[Task to carry out]:
Return only the lines from the top of the data down to the one that holds "W, H = 1161, 1099", both included, without any pictures.
## Start Source data
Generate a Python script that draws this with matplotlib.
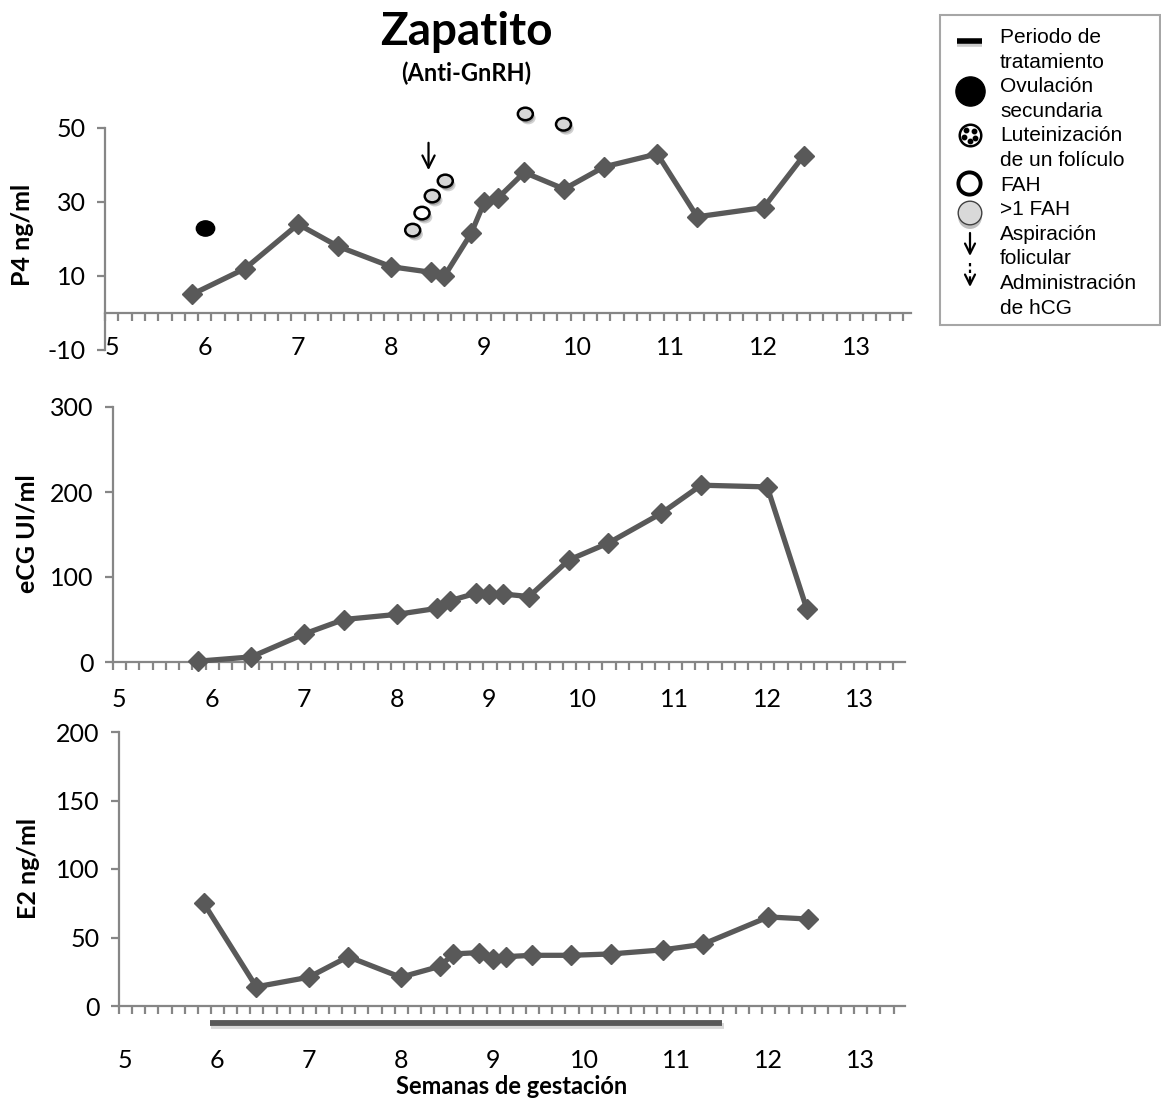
import matplotlib
matplotlib.use("Agg")
import matplotlib.pyplot as plt
import matplotlib.patheffects as pe
from matplotlib.markers import MarkerStyle
from matplotlib.patches import Rectangle
from matplotlib.ticker import FixedLocator
from matplotlib.transforms import Affine2D
import numpy as np

plt.rcParams["axes.unicode_minus"] = False

# ---------------- datos ----------------
# Día de gestación de cada muestreo (se grafica en semanas)
dias = [41, 45, 49, 52, 56, 59, 60, 62, 63, 64, 66, 69, 72, 76, 79, 84, 87]
p4 = [5, 12, 24, 18, 12.5, 11, 10, 21.5, 30, 31, 38, 33.5, 39.5, 43, 26, 28.5, 42.5]
ecg = [1, 6, 33, 50, 56, 63, 72, 81, 80, 80, 77, 120, 140, 175, 208, 206, 62]
e2 = [75, 14, 21, 36, 21, 29, 38, 39, 34, 36, 37, 37, 38, 41, 45, 65, 63.5]

# Eventos ováricos (semana, posición vertical en la escala de P4)
ovulacion_sem = [6.0]
ovulacion_p4 = [23]
fah_sem = [8.33]
fah_p4 = [27]
fah_multi_sem = [8.23, 8.44, 8.58, 9.44, 9.85]
fah_multi_p4 = [22.4, 31.6, 35.7, 53.8, 51]
aspiracion_sem = 8.40
aspiracion_p4 = (46, 38.6)

# Periodo de tratamiento (semanas)
tratamiento = (5.925, 11.5)

semanas_ticks = list(range(5, 14))
p4_ticks = [-10, 10, 30, 50]
ecg_ticks = [0, 100, 200, 300]
e2_ticks = [0, 50, 100, 150, 200]

semanas = [d / 7 for d in dias]

# ---------------- estilo ----------------
GRIS_EJE = "#868686"
GRIS_LINEA = "#595959"
FUENTE = "Lato"
TAM_TICK = 18
TAM_EJE = 18
W, H = 1161, 1099

fig = plt.figure(figsize=(W / 100, H / 100), dpi=100)
fig.patch.set_facecolor("white")


def ejes(px_left, px_right, px_top, px_bottom):
    return fig.add_axes([px_left / W, 1 - px_bottom / H,
                         (px_right - px_left) / W, (px_bottom - px_top) / H])


def estilo(ax, xlim, ylim, yticks, pad_x):
    ax.set_xlim(xlim)
    ax.set_ylim(ylim)
    ax.set_facecolor("none")
    for s in ("top", "right"):
        ax.spines[s].set_visible(False)
    for s in ("left", "bottom"):
        ax.spines[s].set_color(GRIS_EJE)
        ax.spines[s].set_linewidth(1.6)
    ax.set_yticks(yticks)
    ax.tick_params(axis="y", direction="out", length=6, width=1.6,
                   color=GRIS_EJE, labelsize=TAM_TICK, pad=8)
    ax.set_xticks(semanas_ticks)
    ax.set_xticklabels([str(s) for s in semanas_ticks])
    ax.tick_params(axis="x", which="major", length=0, labelsize=TAM_TICK, pad=pad_x)
    menores = np.arange(xlim[0], xlim[1] + 1e-6, 1 / 7)
    ax.xaxis.set_minor_locator(FixedLocator(menores))
    ax.tick_params(axis="x", which="minor", direction="out", length=6,
                   width=1.6, color=GRIS_EJE)
    for lab in ax.get_xticklabels() + ax.get_yticklabels():
        lab.set_fontfamily(FUENTE)
    return menores


def serie(ax, y):
    ax.plot(semanas, y, color=GRIS_LINEA, lw=3.8, marker="D", ms=10,
            mfc=GRIS_LINEA, mec=GRIS_LINEA, zorder=5, clip_on=False)


# ---------------- P4 ----------------
ax1 = ejes(105, 911, 128, 350)
xl1 = (4.925, 4.925 + 806 / 93.1)
menores1 = estilo(ax1, xl1, (-10, 50), p4_ticks, pad_x=-10)
ax1.spines["bottom"].set_visible(False)
ax1.tick_params(axis="x", which="minor", length=0)
sec = ax1.secondary_xaxis(1 / 6)
sec.set_xticks([])
sec.xaxis.set_minor_locator(FixedLocator(menores1))
sec.tick_params(axis="x", which="minor", direction="out", length=6,
                width=1.6, color=GRIS_EJE)
sec.spines["bottom"].set_color(GRIS_EJE)
sec.spines["bottom"].set_linewidth(1.6)
serie(ax1, p4)

sombra = [pe.SimplePatchShadow(offset=(2, -3), shadow_rgbFace="k", alpha=0.18),
          pe.SimplePatchShadow(offset=(1, -2), shadow_rgbFace="k", alpha=0.18),
          pe.Normal()]
elipse = MarkerStyle("o", transform=Affine2D().scale(1.2, 1.0))
ax1.plot(ovulacion_sem, ovulacion_p4, ls="none",
         marker=MarkerStyle("o", transform=Affine2D().scale(1.2, 1.0)),
         ms=11, mfc="black", mec="black", zorder=6, clip_on=False)
ax1.plot(fah_multi_sem, fah_multi_p4, ls="none", marker=elipse, ms=9,
         mfc="#d6d6d6", mec="black", mew=1.8, zorder=6, clip_on=False,
         path_effects=sombra)
ax1.plot(fah_sem, fah_p4, ls="none", marker=elipse, ms=9,
         mfc="white", mec="black", mew=1.8, zorder=6, clip_on=False,
         path_effects=sombra)
ax1.annotate("", xy=(aspiracion_sem, aspiracion_p4[1]),
             xytext=(aspiracion_sem, aspiracion_p4[0]),
             arrowprops=dict(arrowstyle="->", lw=1.6, color="black",
                             mutation_scale=22, shrinkA=0, shrinkB=0),
             annotation_clip=False)

# ---------------- eCG ----------------
ax2 = ejes(113, 905, 407, 662)
xl2 = (4.935, 4.935 + 792 / 92.6)
estilo(ax2, xl2, (0, 300), ecg_ticks, pad_x=19)
serie(ax2, ecg)

# ---------------- E2 ----------------
ax3 = ejes(119, 905, 732, 1006)
xl3 = (4.935, 4.935 + 786 / 91.9)
estilo(ax3, xl3, (0, 200), e2_ticks, pad_x=31)
serie(ax3, e2)
ax3.plot(tratamiento, [-12.4, -12.4], color=GRIS_LINEA, lw=4.2,
         solid_capstyle="butt", clip_on=False, zorder=4,
         path_effects=[pe.SimpleLineShadow(offset=(1, -2), shadow_color="k", alpha=0.15),
                       pe.Normal()])

# ---------------- textos ----------------
fig.text(466 / W, 1 - 32 / H, "Zapatito", ha="center", va="center",
         fontsize=33, fontweight="bold", family=FUENTE)
fig.text(466 / W, 1 - 73 / H, "(Anti-GnRH)", ha="center", va="center",
         fontsize=17, fontweight="bold", family=FUENTE)
fig.text(23 / W, 1 - 235 / H, "P4 ng/ml", rotation=90, ha="center",
         va="center", fontsize=TAM_EJE, fontweight="bold", family=FUENTE)
fig.text(27 / W, 1 - 534 / H, "eCG UI/ml", rotation=90, ha="center",
         va="center", fontsize=TAM_EJE, fontweight="bold", family=FUENTE)
fig.text(29 / W, 1 - 868 / H, "E2 ng/ml", rotation=90, ha="center",
         va="center", fontsize=TAM_EJE, fontweight="bold", family=FUENTE)
fig.text(512 / W, 1 - 1087 / H, "Semanas de gestación", ha="center",
         va="center", fontsize=17, fontweight="bold", family=FUENTE)

# ---------------- leyenda ----------------
axl = fig.add_axes([0, 0, 1, 1], facecolor="none")
axl.set_xlim(0, W)
axl.set_ylim(H, 0)
axl.axis("off")
axl.add_patch(Rectangle((940, 15), 220, 310, fill=False, ec="#a6a6a6", lw=1.5))

lineas = ["Periodo de", "tratamiento", "Ovulación", "secundaria",
          "Luteinización", "de un folículo", "FAH", ">1 FAH", "Aspiración",
          "folicular", "Administración", "de hCG"]
for i, t in enumerate(lineas):
    axl.text(1000, 43 + i * 24.6, t, ha="left", va="baseline", fontsize=15,
             family="Liberation Sans")

cx = 970
axl.plot([957, 982], [41, 41], color="black", lw=4, solid_capstyle="butt",
         path_effects=[pe.SimpleLineShadow(offset=(0, -2), alpha=0.2), pe.Normal()])
axl.plot([cx], [91], marker="o", ms=21, mfc="black", mec="black")
axl.plot([cx], [135], marker="o", ms=15.5, mfc="white", mec="black", mew=1.8)
for dx, dy in [(-4, -5), (4, -4), (-6, 2), (5, 3), (0, 6)]:
    axl.plot([cx + dx], [135 + dy], marker="o", ms=3.2, mfc="black", mec="black")
axl.plot([cx - 1], [183], marker="o", ms=16, mfc="white", mec="black", mew=2.8)
axl.plot([cx], [213], marker="o", ms=17, mfc="#d9d9d9", mec="#404040", mew=1,
         path_effects=[pe.SimplePatchShadow(offset=(0, -3), shadow_rgbFace="k", alpha=0.25),
                       pe.Normal()])
axl.annotate("", xy=(cx, 256), xytext=(cx, 233),
             arrowprops=dict(arrowstyle="->", lw=1.6, color="black",
                             mutation_scale=18, shrinkA=0, shrinkB=0))
axl.plot([cx, cx], [263, 279], color="black", lw=1.6, ls=(0, (1.5, 1.5)))
axl.annotate("", xy=(cx, 287), xytext=(cx, 279),
             arrowprops=dict(arrowstyle="->", lw=1.6, color="black",
                             mutation_scale=18, shrinkA=0, shrinkB=0))

fig.savefig("out.png", dpi=100, facecolor="white")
## End Source data
[Reply to the exercise]:
Generate a Python script that draws this with matplotlib.
import matplotlib
matplotlib.use("Agg")
import matplotlib.pyplot as plt
import matplotlib.patheffects as pe
from matplotlib.markers import MarkerStyle
from matplotlib.patches import Rectangle
from matplotlib.ticker import FixedLocator
from matplotlib.transforms import Affine2D
import numpy as np

plt.rcParams["axes.unicode_minus"] = False

# ---------------- datos ----------------
# Día de gestación de cada muestreo (se grafica en semanas)
dias = [41, 45, 49, 52, 56, 59, 60, 62, 63, 64, 66, 69, 72, 76, 79, 84, 87]
p4 = [5, 12, 24, 18, 12.5, 11, 10, 21.5, 30, 31, 38, 33.5, 39.5, 43, 26, 28.5, 42.5]
ecg = [1, 6, 33, 50, 56, 63, 72, 81, 80, 80, 77, 120, 140, 175, 208, 206, 62]
e2 = [75, 14, 21, 36, 21, 29, 38, 39, 34, 36, 37, 37, 38, 41, 45, 65, 63.5]

# Eventos ováricos (semana, posición vertical en la escala de P4)
ovulacion_sem = [6.0]
ovulacion_p4 = [23]
fah_sem = [8.33]
fah_p4 = [27]
fah_multi_sem = [8.23, 8.44, 8.58, 9.44, 9.85]
fah_multi_p4 = [22.4, 31.6, 35.7, 53.8, 51]
aspiracion_sem = 8.40
aspiracion_p4 = (46, 38.6)

# Periodo de tratamiento (semanas)
tratamiento = (5.925, 11.5)

semanas_ticks = list(range(5, 14))
p4_ticks = [-10, 10, 30, 50]
ecg_ticks = [0, 100, 200, 300]
e2_ticks = [0, 50, 100, 150, 200]

semanas = [d / 7 for d in dias]

# ---------------- estilo ----------------
GRIS_EJE = "#868686"
GRIS_LINEA = "#595959"
FUENTE = "Lato"
TAM_TICK = 18
TAM_EJE = 18
W, H = 1161, 1099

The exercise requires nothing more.